Inverted T incision
“Happy New Year!” we all exclaimed about an hour into pushing. I was laboring in the hospital since 3pm. I had an epidural after fighting with my not-so-dear friend Back Labor for about six hours. I believed I was ‘giving in’ by choosing an epidural although I had already tried everything; laboring in water, pacing, rocking, spinal saline injections, rebozos, counter pressure, birth ball, massage/therapeutic touch, and nitrous oxide. I just could not relax. The back labor was so intense, I could no longer distinguish when I was having a contraction. Thank heavens for epidurals! It was the best choice for me at that moment.
I had a very healthy pregnancy with minimal sickness. Three weeks prior to birth I experienced prodromal labor, my cervix began to open, and baby was descending. New Years Eve I was curling my hair at home when my water broke. I decided to wait until active labor started, and it sure did within an hour! I managed my contractions pretty well and we decided to go to the hospital once they were five minutes apart. On our way there I felt total excitement! This is what labor felt like! I was going to birth baby Jane! I asked my husband, “Is this real or am I pretending?!” He’d laugh, “Yes, babe. It’s real. You’re not pretending.”
My birth experience was nothing like I had hoped. After getting the epidural and pushing for two hours, we evaluated the situation. Jane was tolerating labor just fine, but I was exhausted. C-section was discussed but I decided to keep trying. I gave it my all, though little Jane could not get past my pubic bone. She was not only posterior but asynclitic (disappointed I wasn't helped change positions after laying on my back for 6 hours). After a total of four hours of pushing, the resident asked to assess if forceps could help. However he did not ask to attempt to turn her manually - EXCRUCIATING pain, and it did not work. My husband and I took a moment to privately pray about what to do. I couldn’t keep pushing, I was too exhausted, and there was no improvement. So I felt it best to go ahead with a c-section.
During the c-section, the doctors discovered Jane was not just stuck, but wedged in my pelvis. My husband is in medical school and even he struggled watching the doctors trying to get her out. “They were REALLY pulling on her. I could tell they started to worry.” They eventually got her out with the cost of cutting an inverted T incision on my uterus (traverse cute with an additional small vertical cut). Jane and I were ok and I held her briefly. Eventually they took her to the nursery where Blake spent time with her while I recovered.
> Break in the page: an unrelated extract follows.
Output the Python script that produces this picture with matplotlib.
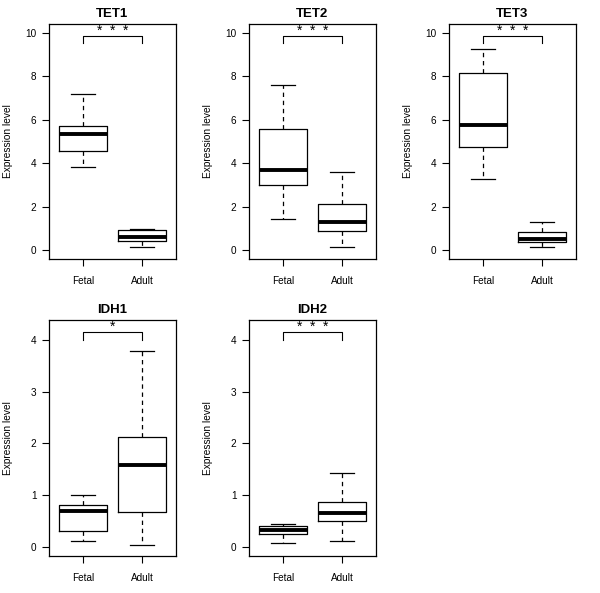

I vaguely remember everything the couple hours after the surgery. Althou I distinctly remember the resident explaining what happened and the incision he made. He said because of the high uterine rupture risk I could no longer deliver my babies vaginally. Repeat c-sections needed to be scheduled at 36-37 weeks to prevent going into labor.
This was so incredibly shocking and disheartening. Never? Or my uterus would burst?! I cried a lot. And just about every day during postpartum. I just couldn’t believe how a perfectly healthy person is suddenly high risk and her choices are now being made for her? It hurt. I felt robbed of my agency. I felt less of a woman.
I very much wanted to experience an unmedicated birth. I truly believe our personal choice gives us power! And I'm happy to say that with the help of my doula, I was pointed in the right direction and have studied the facts. I also found a VBAC supportive provider who listens to me and respects my personal intuition.